NASA has been forced to cancel the launch of its Cyclone Global Navigation Satellite System due to a faulty hydraulic pump.

The mission was supposed to put in orbit eight satellites aboard the Pegasus XL rocket to study hurricanes and predict their intensity, but the rocket was not able to release itself from the aircraft during the scheduled procedure. The crew tried to solve the problem during launch, labeled as “valiant troubleshooting” by NASA, but efforts diverted to a second launch attempt on Tuesday.

NASA Cyclone Global Navigation Satellite System.
NASA Cyclone Global Navigation Satellite System. Image credit: NASA.

CYGNSS mission briefing

The L-1011 Stargazer aircraft will be resuming launch procedures from Cape Canaveral Air Force Station on top of the Pegasus XL rocket, both built and designed by Orbital ATK. The plan is for Pegasus XL to launch the Stargazer upward to later detach itself at an altitude of 40,000 feet, as it rises over the Atlantic Ocean.

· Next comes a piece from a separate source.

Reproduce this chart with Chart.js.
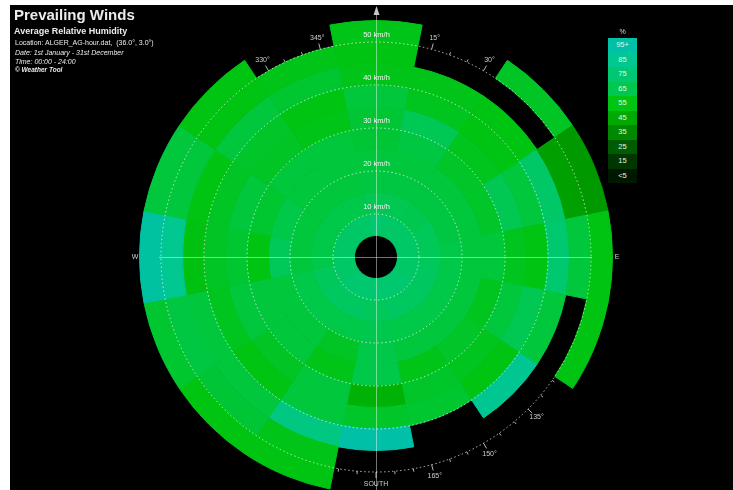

Pegasus XL will keep its momentum for five seconds until it activates its rockets to put itself in orbit. There the spaceship will launch its eight satellites comprising the CYGNSS, which will serve to analyze how hurricanes and cyclones are formed. Current technology allows weather scientists to understand how hurricanes move and how long they take to arrive at a specific destination, but currently there is not a sufficient input of data that reveals how intense a storm will be before it gets formed.

The $157 million CYGNSS mission will use GPS satellites to measure wind speed in the tropics, which is where hurricanes are born. The main objective is to survey the Earth’s surface winds, which allows scientists to understand how hurricanes grow and become destructive engines of nature. The satellites will reside at an altitude of 316 miles above sea level and will orbit at an inclination of 35 degrees.

CYGNSS investigators revealed that hurricane forecasts have improved, although intensity measurements have remained the same for several years without much progress. Chris Ruf, CYGNSS director, affirms that Earth’s surface serves to bounce back GPS signals, just like the moon becomes reflected on oceanic calm waters. When the wind stirs up radio signals, the reflection of the moon becomes blurry, and the same occurs with radio signals. The signals will reach CYGNSS satellites every seven hours, allowing NASA to have accurate measurements several times per day.

Existing weather satellites cannot measure wind speed accurately because they are not specifically designed for such purpose. For example, the Tropical Rainfall Measurement radar was designed to analyze rain and not the wind; in contrast, CYGNSS is designed to look through rain and focus on wind currents.

An alternative would be to fly airplanes into the storm itself, but this is particularly dangerous, costly, and multiple flights must be performed in order to obtain accurate measurements over a prolonged period of time.

Chris Ruf noted that, although CYGNSS will result in a vast improvement for hurricane measurements, airplanes will remain as the better alternative. CYGNSS is expected to serve as a complement for any measurement that could be performed directly from Earth.